*Exercise*
Below is a listing to write out in full, exactly as given, without its pictures.

>> BEGIN Material

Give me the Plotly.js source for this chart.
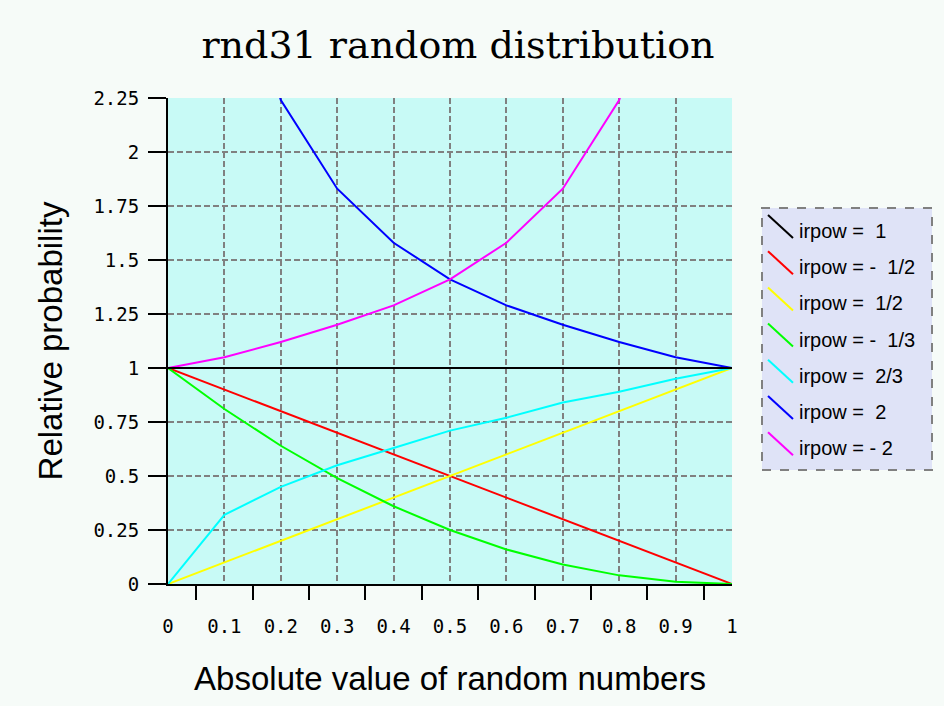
<!DOCTYPE html>
<html>
<head>
<meta charset="utf-8">
<script src="https://cdn.plot.ly/plotly-3.0.1.min.js"></script>
<style>
  html, body { margin: 0; padding: 0; background: #f6fbf8; }
  #chart { width: 944px; height: 706px; }
</style>
</head>
<body>
<div id="chart"></div>
<script>
// ---- data ----
const xValues = [0, 0.1, 0.2, 0.3, 0.4, 0.5, 0.6, 0.7, 0.8, 0.9, 1];
const pow1      = [1, 1, 1, 1, 1, 1, 1, 1, 1, 1, 1];
const powM1_2   = [1, 0.9, 0.8, 0.7, 0.6, 0.5, 0.4, 0.3, 0.2, 0.1, 0];
const pow1_2    = [0, 0.1, 0.2, 0.3, 0.4, 0.5, 0.6, 0.7, 0.8, 0.9, 1];
const powM1_3   = [1, 0.81, 0.64, 0.49, 0.36, 0.25, 0.16, 0.09, 0.04, 0.01, 0];
const pow2_3    = [0, 0.32, 0.45, 0.55, 0.63, 0.71, 0.77, 0.84, 0.89, 0.95, 1];
const pow2      = [null, 3.16, 2.24, 1.83, 1.58, 1.41, 1.29, 1.2, 1.12, 1.05, 1];
const powM2     = [1, 1.05, 1.12, 1.2, 1.29, 1.41, 1.58, 1.83, 2.24, 3.16, null];

const seriesNames = ['irpow =  1', 'irpow = -  1/2', 'irpow =  1/2', 'irpow = -  1/3',
                     'irpow =  2/3', 'irpow =  2', 'irpow = - 2'];
const seriesValues = [pow1, powM1_2, pow1_2, powM1_3, pow2_3, pow2, powM2];
const seriesColors = ['#000000', '#ff0000', '#ffff00', '#00ff00', '#00ffff', '#0000ff', '#ff00ff'];

const xTickVals = [0, 0.1, 0.2, 0.3, 0.4, 0.5, 0.6, 0.7, 0.8, 0.9, 1];
const xTickText = ['0', '0.1', '0.2', '0.3', '0.4', '0.5', '0.6', '0.7', '0.8', '0.9', '1'];
const xMinorTicks = [0.05, 0.15, 0.25, 0.35, 0.45, 0.55, 0.65, 0.75, 0.85, 0.95];
const yTickVals = [0, 0.25, 0.5, 0.75, 1, 1.25, 1.5, 1.75, 2, 2.25];
const yTickText = ['0', '0.25', '0.5', '0.75', '1', '1.25', '1.5', '1.75', '2', '2.25'];

// ---- layout helpers (pixel -> paper) ----
const L = 168, R = 732, T = 98, B = 584, W = 944, H = 706;
const px = v => (v - L) / (R - L);
const py = v => (B - v) / (B - T);

// draw order: coloured curves first, black irpow=1 line on top
const order = [1, 2, 3, 4, 5, 6, 0];
const traces = order.map(i => ({
  x: xValues, y: seriesValues[i], type: 'scatter', mode: 'lines',
  name: seriesNames[i], line: { color: seriesColors[i], width: 2 },
  showlegend: false, hoverinfo: 'skip'
}));
// invisible trace to bind the secondary (tick-only) x axis
traces.push({
  x: [0, 1], y: [0, 0], xaxis: 'x2', yaxis: 'y', type: 'scatter', mode: 'lines',
  line: { color: 'rgba(0,0,0,0)', width: 0 }, showlegend: false, hoverinfo: 'skip'
});

const shapes = [];
const annotations = [];
// legend box
shapes.push({
  type: 'rect', xref: 'paper', yref: 'paper',
  x0: px(762), x1: px(932), y0: py(470), y1: py(208),
  fillcolor: '#dfe3f7', line: { color: '#808080', width: 2, dash: 'dash' }, layer: 'above'
});
seriesNames.forEach((name, i) => {
  const top = 215 + i * 36.2;
  shapes.push({
    type: 'line', xref: 'paper', yref: 'paper',
    x0: px(768), y0: py(top), x1: px(793), y1: py(top + 23),
    line: { color: seriesColors[i], width: 2 }, layer: 'above'
  });
  annotations.push({
    xref: 'paper', yref: 'paper', x: px(797), y: py(top + 16),
    xanchor: 'left', yanchor: 'middle', showarrow: false,
    text: name.replace(/ /g, '\u00a0'),
    font: { family: 'Liberation Sans, Arial, sans-serif', size: 20, color: '#000' }
  });
});

const layout = {
  width: W, height: H,
  paper_bgcolor: '#f6fbf8',
  plot_bgcolor: '#c8faf6',
  margin: { l: L, r: W - R, t: T, b: H - B, pad: 0 },
  showlegend: false,
  title: {
    text: 'rnd31 random distribution',
    font: { family: 'DejaVu Serif, serif', size: 38, color: '#000' },
    x: 458 / W, xref: 'container', xanchor: 'center',
    y: 1 - 45 / H, yref: 'container', yanchor: 'middle'
  },
  xaxis: {
    range: [0, 1], fixedrange: true,
    tickmode: 'array', tickvals: xTickVals, ticktext: xTickText,
    ticks: 'outside', ticklen: 24, tickcolor: 'rgba(0,0,0,0)',
    tickfont: { family: 'DejaVu Sans Mono, monospace', size: 19, color: '#000' },
    showgrid: true, gridcolor: '#808080', gridwidth: 2, griddash: '6px,3px',
    zeroline: false, showline: true, linecolor: '#000', linewidth: 2,
    title: {
      text: 'Absolute value of random numbers',
      font: { family: 'Liberation Sans, Arial, sans-serif', size: 33, color: '#000' },
      standoff: 31
    }
  },
  xaxis2: {
    range: [0, 1], overlaying: 'x', anchor: 'y', side: 'bottom', fixedrange: true,
    tickmode: 'array', tickvals: xMinorTicks, showticklabels: false,
    ticks: 'outside', ticklen: 15, tickwidth: 2, tickcolor: '#000',
    showgrid: false, zeroline: false, showline: false
  },
  yaxis: {
    range: [0, 2.25], fixedrange: true,
    tickmode: 'array', tickvals: yTickVals, ticktext: yTickText,
    ticks: 'outside', ticklen: 18, tickwidth: 2, tickcolor: '#000',
    ticklabelstandoff: 5,
    tickfont: { family: 'DejaVu Sans Mono, monospace', size: 19, color: '#000' },
    showgrid: true, gridcolor: '#808080', gridwidth: 2, griddash: '6px,3px',
    zeroline: false, showline: true, linecolor: '#000', linewidth: 2,
    title: {
      text: 'Relative probability',
      font: { family: 'Liberation Sans, Arial, sans-serif', size: 33, color: '#000' },
      standoff: 21
    }
  },
  shapes: shapes,
  annotations: annotations
};

Plotly.newPlot('chart', traces, layout, { displayModeBar: false, staticPlot: true });
</script>
</body>
</html>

>> END Material

*Solution for this problem*
Give me the Plotly.js source for this chart.
<!DOCTYPE html>
<html>
<head>
<meta charset="utf-8">
<script src="https://cdn.plot.ly/plotly-3.0.1.min.js"></script>
<style>
  html, body { margin: 0; padding: 0; background: #f6fbf8; }
  #chart { width: 944px; height: 706px; }
</style>
</head>
<body>
<div id="chart"></div>
<script>
// ---- data ----
const xValues = [0, 0.1, 0.2, 0.3, 0.4, 0.5, 0.6, 0.7, 0.8, 0.9, 1];
const pow1      = [1, 1, 1, 1, 1, 1, 1, 1, 1, 1, 1];
const powM1_2   = [1, 0.9, 0.8, 0.7, 0.6, 0.5, 0.4, 0.3, 0.2, 0.1, 0];
const pow1_2    = [0, 0.1, 0.2, 0.3, 0.4, 0.5, 0.6, 0.7, 0.8, 0.9, 1];
const powM1_3   = [1, 0.81, 0.64, 0.49, 0.36, 0.25, 0.16, 0.09, 0.04, 0.01, 0];
const pow2_3    = [0, 0.32, 0.45, 0.55, 0.63, 0.71, 0.77, 0.84, 0.89, 0.95, 1];
const pow2      = [null, 3.16, 2.24, 1.83, 1.58, 1.41, 1.29, 1.2, 1.12, 1.05, 1];
const powM2     = [1, 1.05, 1.12, 1.2, 1.29, 1.41, 1.58, 1.83, 2.24, 3.16, null];

const seriesNames = ['irpow =  1', 'irpow = -  1/2', 'irpow =  1/2', 'irpow = -  1/3',
                     'irpow =  2/3', 'irpow =  2', 'irpow = - 2'];
const seriesValues = [pow1, powM1_2, pow1_2, powM1_3, pow2_3, pow2, powM2];
const seriesColors = ['#000000', '#ff0000', '#ffff00', '#00ff00', '#00ffff', '#0000ff', '#ff00ff'];

const xTickVals = [0, 0.1, 0.2, 0.3, 0.4, 0.5, 0.6, 0.7, 0.8, 0.9, 1];
const xTickText = ['0', '0.1', '0.2', '0.3', '0.4', '0.5', '0.6', '0.7', '0.8', '0.9', '1'];
const xMinorTicks = [0.05, 0.15, 0.25, 0.35, 0.45, 0.55, 0.65, 0.75, 0.85, 0.95];
const yTickVals = [0, 0.25, 0.5, 0.75, 1, 1.25, 1.5, 1.75, 2, 2.25];
const yTickText = ['0', '0.25', '0.5', '0.75', '1', '1.25', '1.5', '1.75', '2', '2.25'];

// ---- layout helpers (pixel -> paper) ----
const L = 168, R = 732, T = 98, B = 584, W = 944, H = 706;
const px = v => (v - L) / (R - L);
const py = v => (B - v) / (B - T);

// draw order: coloured curves first, black irpow=1 line on top
const order = [1, 2, 3, 4, 5, 6, 0];
const traces = order.map(i => ({
  x: xValues, y: seriesValues[i], type: 'scatter', mode: 'lines',
  name: seriesNames[i], line: { color: seriesColors[i], width: 2 },
  showlegend: false, hoverinfo: 'skip'
}));
// invisible trace to bind the secondary (tick-only) x axis
traces.push({
  x: [0, 1], y: [0, 0], xaxis: 'x2', yaxis: 'y', type: 'scatter', mode: 'lines',
  line: { color: 'rgba(0,0,0,0)', width: 0 }, showlegend: false, hoverinfo: 'skip'
});

const shapes = [];
const annotations = [];
// legend box
shapes.push({
  type: 'rect', xref: 'paper', yref: 'paper',
  x0: px(762), x1: px(932), y0: py(470), y1: py(208),
  fillcolor: '#dfe3f7', line: { color: '#808080', width: 2, dash: 'dash' }, layer: 'above'
});
seriesNames.forEach((name, i) => {
  const top = 215 + i * 36.2;
  shapes.push({
    type: 'line', xref: 'paper', yref: 'paper',
    x0: px(768), y0: py(top), x1: px(793), y1: py(top + 23),
    line: { color: seriesColors[i], width: 2 }, layer: 'above'
  });
  annotations.push({
    xref: 'paper', yref: 'paper', x: px(797), y: py(top + 16),
    xanchor: 'left', yanchor: 'middle', showarrow: false,
    text: name.replace(/ /g, '\u00a0'),
    font: { family: 'Liberation Sans, Arial, sans-serif', size: 20, color: '#000' }
  });
});

const layout = {
  width: W, height: H,
  paper_bgcolor: '#f6fbf8',
  plot_bgcolor: '#c8faf6',
  margin: { l: L, r: W - R, t: T, b: H - B, pad: 0 },
  showlegend: false,
  title: {
    text: 'rnd31 random distribution',
    font: { family: 'DejaVu Serif, serif', size: 38, color: '#000' },
    x: 458 / W, xref: 'container', xanchor: 'center',
    y: 1 - 45 / H, yref: 'container', yanchor: 'middle'
  },
  xaxis: {
    range: [0, 1], fixedrange: true,
    tickmode: 'array', tickvals: xTickVals, ticktext: xTickText,
    ticks: 'outside', ticklen: 24, tickcolor: 'rgba(0,0,0,0)',
    tickfont: { family: 'DejaVu Sans Mono, monospace', size: 19, color: '#000' },
    showgrid: true, gridcolor: '#808080', gridwidth: 2, griddash: '6px,3px',
    zeroline: false, showline: true, linecolor: '#000', linewidth: 2,
    title: {
      text: 'Absolute value of random numbers',
      font: { family: 'Liberation Sans, Arial, sans-serif', size: 33, color: '#000' },
      standoff: 31
    }
  },
  xaxis2: {
    range: [0, 1], overlaying: 'x', anchor: 'y', side: 'bottom', fixedrange: true,
    tickmode: 'array', tickvals: xMinorTicks, showticklabels: false,
    ticks: 'outside', ticklen: 15, tickwidth: 2, tickcolor: '#000',
    showgrid: false, zeroline: false, showline: false
  },
  yaxis: {
    range: [0, 2.25], fixedrange: true,
    tickmode: 'array', tickvals: yTickVals, ticktext: yTickText,
    ticks: 'outside', ticklen: 18, tickwidth: 2, tickcolor: '#000',
    ticklabelstandoff: 5,
    tickfont: { family: 'DejaVu Sans Mono, monospace', size: 19, color: '#000' },
    showgrid: true, gridcolor: '#808080', gridwidth: 2, griddash: '6px,3px',
    zeroline: false, showline: true, linecolor: '#000', linewidth: 2,
    title: {
      text: 'Relative probability',
      font: { family: 'Liberation Sans, Arial, sans-serif', size: 33, color: '#000' },
      standoff: 21
    }
  },
  shapes: shapes,
  annotations: annotations
};

Plotly.newPlot('chart', traces, layout, { displayModeBar: false, staticPlot: true });
</script>
</body>
</html>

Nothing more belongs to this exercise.